By Michael Crosson | Posted: Tuesday November 16, 2021
It’s a strange feeling to reach today, the end of the longest chapter in my life to date.
13 years of school all wrapped up in one short half day and assembly, and then after that into the big wide unknown. I think excitement, sadness, weariness and nervousness are all valid emotions at this point - I know that I’ve experienced all 4 today.
Today has been essentially one long, drawn out goodbye. I hope you’ve taken the chance and time to say goodbye, “see you soon” to staff and mates you know are heading off to a different part of the world. I hope you’ve taken time to look around, and remember the little things that make this school special to you. If you can’t find anything that does that, look a little harder, because they’re there. For me, OBHS was special for so many reasons - Duke of Ed tramps, Year 10 P.E, music in the auditorium, football in the quad, and the walk to school every morning for the past five years. These are personal to me and obviously won’t apply to everyone here it might not apply to anyone here. That doesn’t mean they matter less if anything, personal moments can matter more.
Reflecting on this though, I think that this school has shared moments, memories we can all relate to that form a strange, slightly hard to define ‘brotherhood’. Brotherhood is found in the trenches with your mates, your brothers. Standing on Littlebourne, for example, in the pissing-down rain, too cold to do anything but shiver, sneeze and chant. Suffering through that one class which everyone in the room hates, or heading off to an interschool in a jam packed bus. Brotherhood is formed when we share the same moment. Brotherhood is found when you take the chance to put yourself out there and connect with those around you, people your ‘social status’ limits you from normally connecting with. Brotherhood doesn’t cast judgement on who you are, it offers you the chance to form bonds, to form brothers. This is without a doubt the most special aspect of OBHS, and those who have experienced this ‘brotherhood’ will vouch for that. It’s not any scholarship, any award or achievement of any kind that sets this school apart. It’s not the castle we’re sitting in, the strength of our academic or sports teams. After all, at the end of the day how much do you personally care about these things?
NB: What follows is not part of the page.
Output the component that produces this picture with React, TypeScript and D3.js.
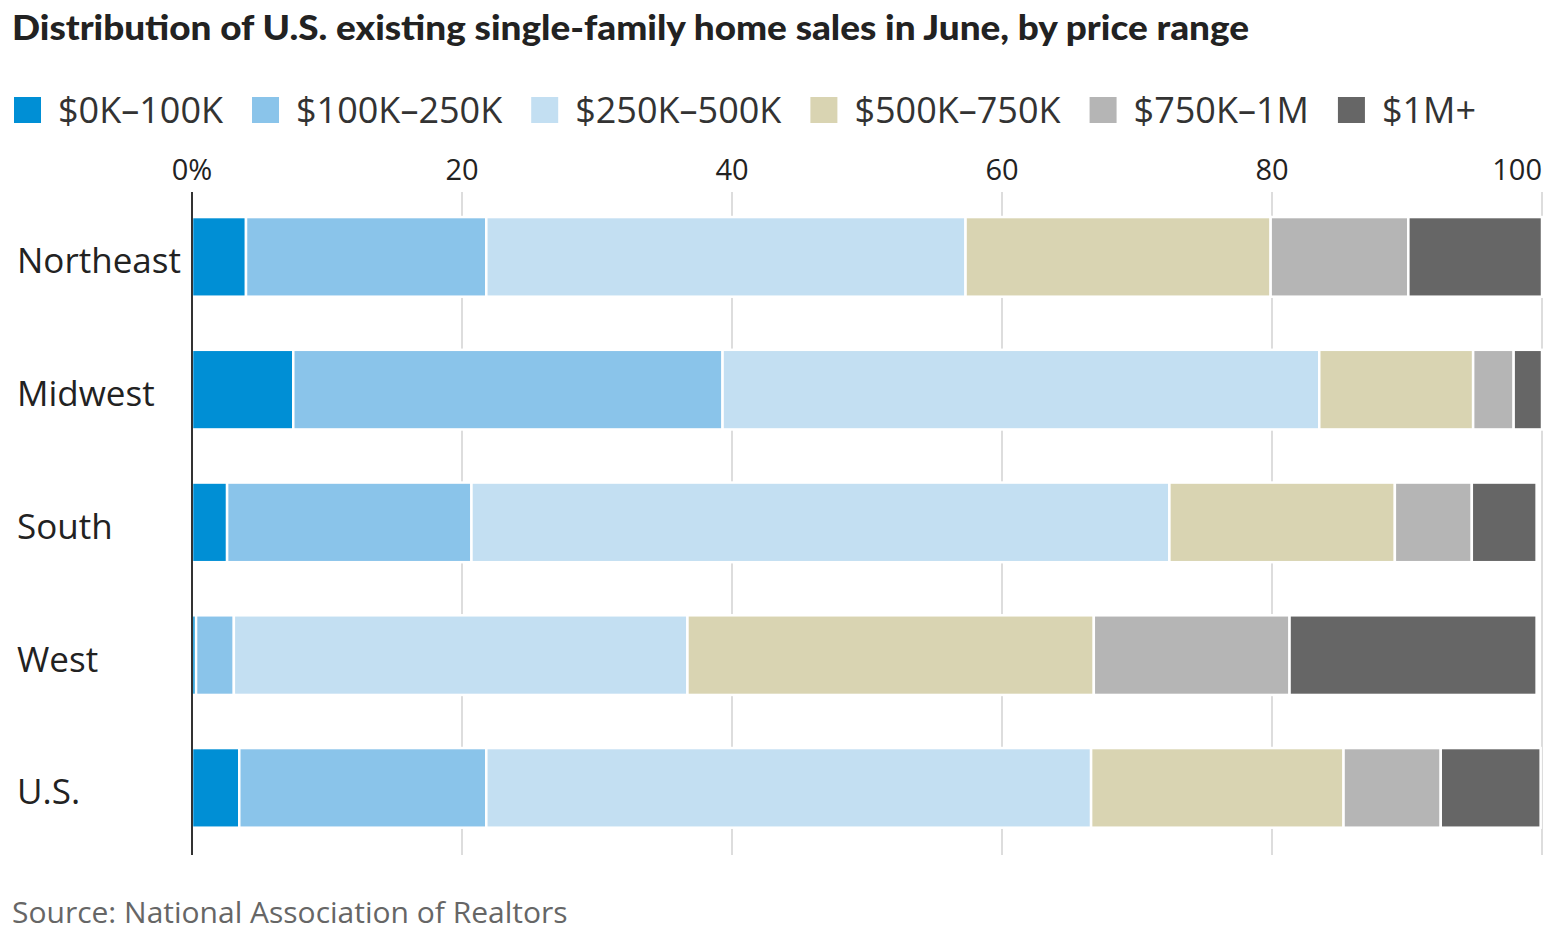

No, brotherhood is what can make this school different. It’s sad that it took me 5 years to truly understand this, it literally only hit me yesterday. Don’t let it take you 5 years too.
This school often feels like the best place in the world, or the most exhausting. It’s a school where best mates are found and worst enemies are formed, memories are kept for life or forgotten as quickly as possible, where we find our greatest achievements and lowest of lows. And yet despite these ups and downs in life, Otago Boys' won’t be a place I try to forget quickly.
Back in 2019 I had the privilege to hear Charlie Marsh’s moving last last word, where he perfectly summed up the mood of a departing Year 13 from this school. Because, this school, it does this weird thing where most of the time you’d rather be anywhere else and yet when the time comes to go, you don’t really want to. Close mates of mine will know that I’ve spent a lot of this year just looking forward to the end, to this very moment. And now that we’ve reached what I thought was ‘the goal’, I’ve realised this school isn’t about a journey with an end. At least, it shouldn’t be about the end. School should be about the pit stops along the way, the moments that stick in your memory. To you Year 11’s, 12’s, don’t get fixated on the end of your time at school. Appreciate the moments that pop up over your last few years. If you set your sights on finishing, on getting to the end as soon as possible then you throw away everything that can make high school important.
At the start of the year, I heard a phrase that I just knew belonged at the end of this speech. The phrase is this. “I wish there was a way of knowing you’re in the good old days before you’ve actually left them.” When I heard that, the realization came that high school will be, for a lot of us, the good old days. The days when responsibilities were low, expectations were high and life seemed so simple and straightforward. It may not feel like that all the time, but you can bet looking back it’ll be nothing but the good old days. High school is the last stop in our lives before we jump into the deep end. Year 12’s, Year 11’s, please please accept this and treat your final years at high school like they’re the good old days. Because they are. I am so glad I’ve spent five years at this school, and I’m going to miss them sorely.